It’s been five months since I defended my dissertation and started work at George Mason; four months since I last wrote anything substantial beyond book/research proposals or short, unsigned book reviews for Publisher’s Weekly. I’ve spent that time recovering from the whole dissertation process, mulling over what went right and what I can do better next time (the mere presence of the phrase “next time” there is telling), and justifying my relative unproductivity as a necessary recuperation after writing a dissertation. One month slipped into two, and now four months have flown by, much more quickly and effortlessly than I’d anticipated.
I’ve been busy, mind you, immersing myself in the world of humanities computing and pushing the “making technology” part of my brain harder than it’s been pushed…well, ever. My job’s fantastic, and I’ve been thriving in an environment where I’m expected to spend time reflexively analyzing information technology, then actually implementing those analyses in tangible ways. Put simply, I’m in a great place, with great people, and I still can’t believe how much I lucked out. But, I’ve lately been feeling like there’s something missing. There’s this sensation that I’ve been getting for the past month or so, a very tangible and almost physical pressure building somewhere between my eyebrows and the crown of my head. After a week of taking Tylenol to no avail, it occurred to me that this might not be a physical symptom, but a mental one.
I started paying attention to how I was spending my days, and I quickly realized that there’s something off-kilter in my life – in short, I spend my days soaking up information: from blogs, from books, from journals and newspapers, from colleagues, from conferences. This isn’t something to which I’m unaccustomed; after all, I spent the better part of two years in a research mode, learning about the video industry in preparation for writing my dissertation. But there’s a key difference – all the information I was taking in was directed, filtered for an eventual goal. I weighed every note, every line of an interview, every trade journal article with regard to its place in the final product.
These days, I’ve been taking in huge amounts of information, but I don’t have somewhere to direct it. To put it simply, my mind seems stuck on input, and I need to start outputting or I’m going to overload. I spent so long working on one huge writing project, I realized, that I’m somewhat adrift without it. Maybe the best indication that something’s up is the fact that I’m not writing on a daily basis – this blog’s more or less lain fallow, and I haven’t touched my journal since the summer.

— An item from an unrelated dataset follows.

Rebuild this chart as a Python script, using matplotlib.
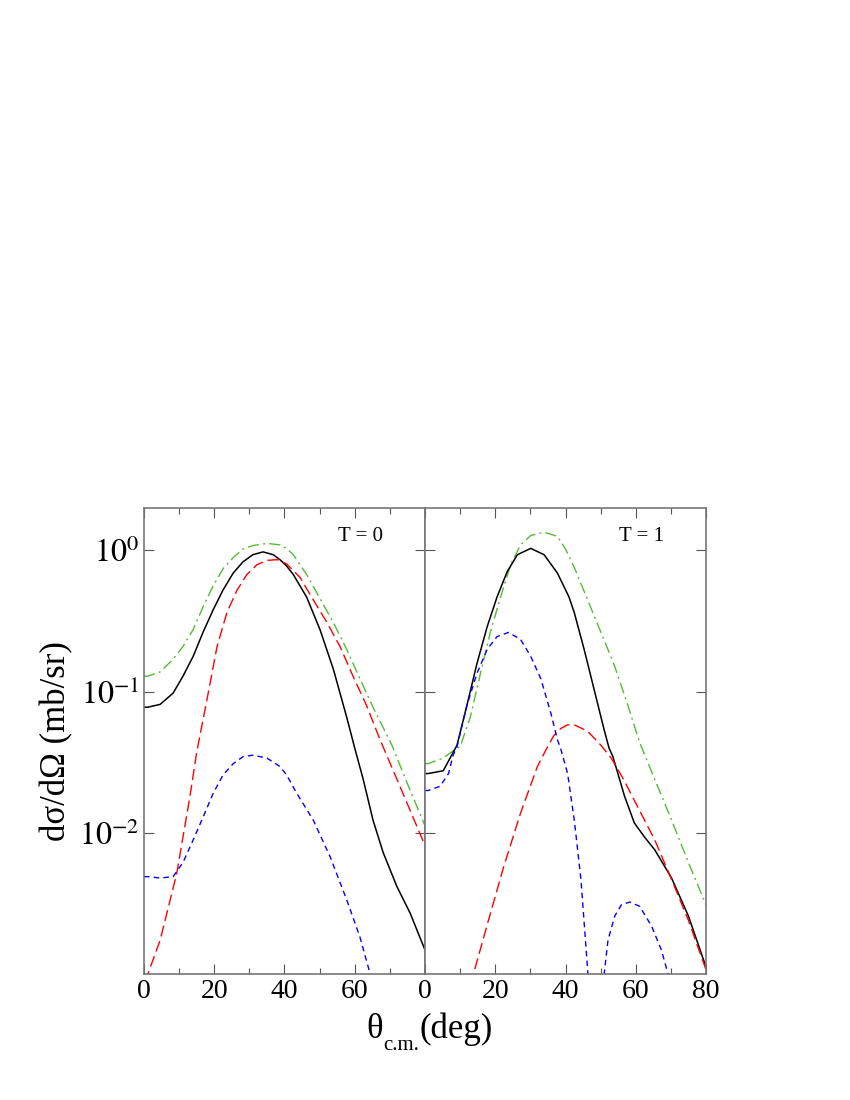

At about this point, I get fed up with myself. “Waaaaah,” a nagging voice in my head mocks. “Life’s so hard. Suck it up and do something about it. You’re feeling like you’re all input and no output? Start writing.” This is the switch that luckily (or unluckily, depending on your point of view) is a core part of me, the safety valve that transmutes mopey navel-gazing into purposeful action. So, here’s where I am: my writing’s gone to shit and I’ve let myself slide into undisciplined patterns; I’ve basically been indulging in information gluttony. Needless to say, this is not a state of affairs that sits well with me, and it’s damn well time I did something about it.
So, here’s my New Year’s resolution: in addition to any miscellaneous things that might crop up, I’m going to write at least one substantial post every weekday, built around an idea and doing something vaguely interesting with it. I haven’t decided who my imagined reader will be yet (someone in my field? a layperson?), but I’ll figure it out at the pace of at least 250 words per day. And hopefully, I’ll shake off whatever malaise seems to have taken root under my forehead.